Survival depends on many different factors. It depends on your individual condition, type of neuroendocrine tumour (NET), treatment and level of fitness. So no one can tell you exactly how long you will live.
These are general statistics based on large groups of people. Remember, they can’t tell you what will happen in your individual case.
Your doctor can give you more information about your own outlook (prognosis).
There are 3 types of stomach NETs:
- type 1 (this is the most common type)
- type 2
- type 3
Where this information comes from
In the UK, no statistics are available for the survival of the different types of stomach NETs. The statistics presented here are international and might not accurately reflect UK statistics. They are gathered from various sources, including the opinions and experience of the experts who check our information.
We have information about the overall survival of people with stomach cancer. Remember to click back to return to the neuroendocrine section.

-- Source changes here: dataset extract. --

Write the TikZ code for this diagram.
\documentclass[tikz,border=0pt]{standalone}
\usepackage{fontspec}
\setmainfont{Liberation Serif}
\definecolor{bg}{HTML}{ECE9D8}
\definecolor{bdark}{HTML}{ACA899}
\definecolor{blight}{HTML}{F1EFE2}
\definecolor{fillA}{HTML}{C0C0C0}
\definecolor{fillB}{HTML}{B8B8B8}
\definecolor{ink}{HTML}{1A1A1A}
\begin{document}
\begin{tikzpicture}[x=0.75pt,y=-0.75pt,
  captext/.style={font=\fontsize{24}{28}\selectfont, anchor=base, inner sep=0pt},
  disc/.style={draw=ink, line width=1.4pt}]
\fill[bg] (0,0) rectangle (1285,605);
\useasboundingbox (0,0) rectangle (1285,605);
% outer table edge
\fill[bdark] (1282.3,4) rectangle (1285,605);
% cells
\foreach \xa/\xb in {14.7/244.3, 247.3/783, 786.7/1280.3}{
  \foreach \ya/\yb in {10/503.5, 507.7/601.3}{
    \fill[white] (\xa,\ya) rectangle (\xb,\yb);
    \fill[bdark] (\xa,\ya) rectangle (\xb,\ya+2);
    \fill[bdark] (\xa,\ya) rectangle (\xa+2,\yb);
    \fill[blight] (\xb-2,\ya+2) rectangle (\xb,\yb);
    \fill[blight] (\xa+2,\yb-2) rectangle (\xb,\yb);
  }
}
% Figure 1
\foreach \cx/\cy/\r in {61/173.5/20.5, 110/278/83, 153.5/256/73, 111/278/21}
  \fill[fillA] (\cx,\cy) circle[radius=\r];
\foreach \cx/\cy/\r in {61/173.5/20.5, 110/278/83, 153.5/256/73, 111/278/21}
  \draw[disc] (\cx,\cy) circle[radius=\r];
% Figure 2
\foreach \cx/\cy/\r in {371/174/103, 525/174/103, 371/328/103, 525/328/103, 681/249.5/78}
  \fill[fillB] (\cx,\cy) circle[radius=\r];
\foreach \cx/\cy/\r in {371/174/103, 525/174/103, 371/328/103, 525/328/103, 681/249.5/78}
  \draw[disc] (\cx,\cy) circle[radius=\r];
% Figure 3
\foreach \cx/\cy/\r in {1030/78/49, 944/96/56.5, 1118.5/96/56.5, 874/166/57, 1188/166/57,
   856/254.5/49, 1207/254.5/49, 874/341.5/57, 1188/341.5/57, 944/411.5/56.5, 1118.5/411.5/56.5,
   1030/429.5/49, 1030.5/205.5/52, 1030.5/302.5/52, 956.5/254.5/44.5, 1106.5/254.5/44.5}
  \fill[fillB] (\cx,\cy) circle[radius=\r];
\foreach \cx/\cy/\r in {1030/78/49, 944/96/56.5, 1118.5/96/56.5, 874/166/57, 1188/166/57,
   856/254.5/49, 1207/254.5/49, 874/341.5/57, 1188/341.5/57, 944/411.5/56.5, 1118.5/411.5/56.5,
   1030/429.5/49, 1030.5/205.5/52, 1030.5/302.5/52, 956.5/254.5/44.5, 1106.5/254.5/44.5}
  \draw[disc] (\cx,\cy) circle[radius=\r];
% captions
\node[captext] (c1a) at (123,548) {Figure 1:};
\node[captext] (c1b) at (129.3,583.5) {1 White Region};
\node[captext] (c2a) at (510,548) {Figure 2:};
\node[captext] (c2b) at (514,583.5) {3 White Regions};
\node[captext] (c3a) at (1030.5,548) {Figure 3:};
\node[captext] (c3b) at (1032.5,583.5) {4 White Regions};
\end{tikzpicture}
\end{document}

Survival for all types of stomach NET
These statistics are from an American study, looking at people diagnosed between 2004 to 2013.
Please be aware that due to differences in health care systems, data collection and the population these studies are not an accurate picture of survival in the UK.
Around 73 out of every 100 people (around 73%) survive for 5 years or more.
Survival for type 1 stomach NETs
Almost 100 out of 100 people (almost 100%) with a type 1 stomach neuroendocrine tumour survive for 5 years or more.
Survival for type 2 stomach NETs
Between 60 and 75 out of 100 people (between 60 and 75%) with a type 2 stomach neuroendocrine tumour survive for 5 years or more.
Survival for type 3 stomach NETs
75 out of 100 people (75%) who have a type 3 stomach NET, and have had extensive surgery to remove the tumour, survive for 5 years or more.
Stomach NETs that have spread to a distant part of the body can be more difficult to treat.
About these statistics
The terms 1 year survival and 5 year survival don't mean that you will only live for 1 or 5 years. They relate to the number of people who are still alive 1 year or 5 years after their diagnosis of cancer.
Some people live much longer than 5 years.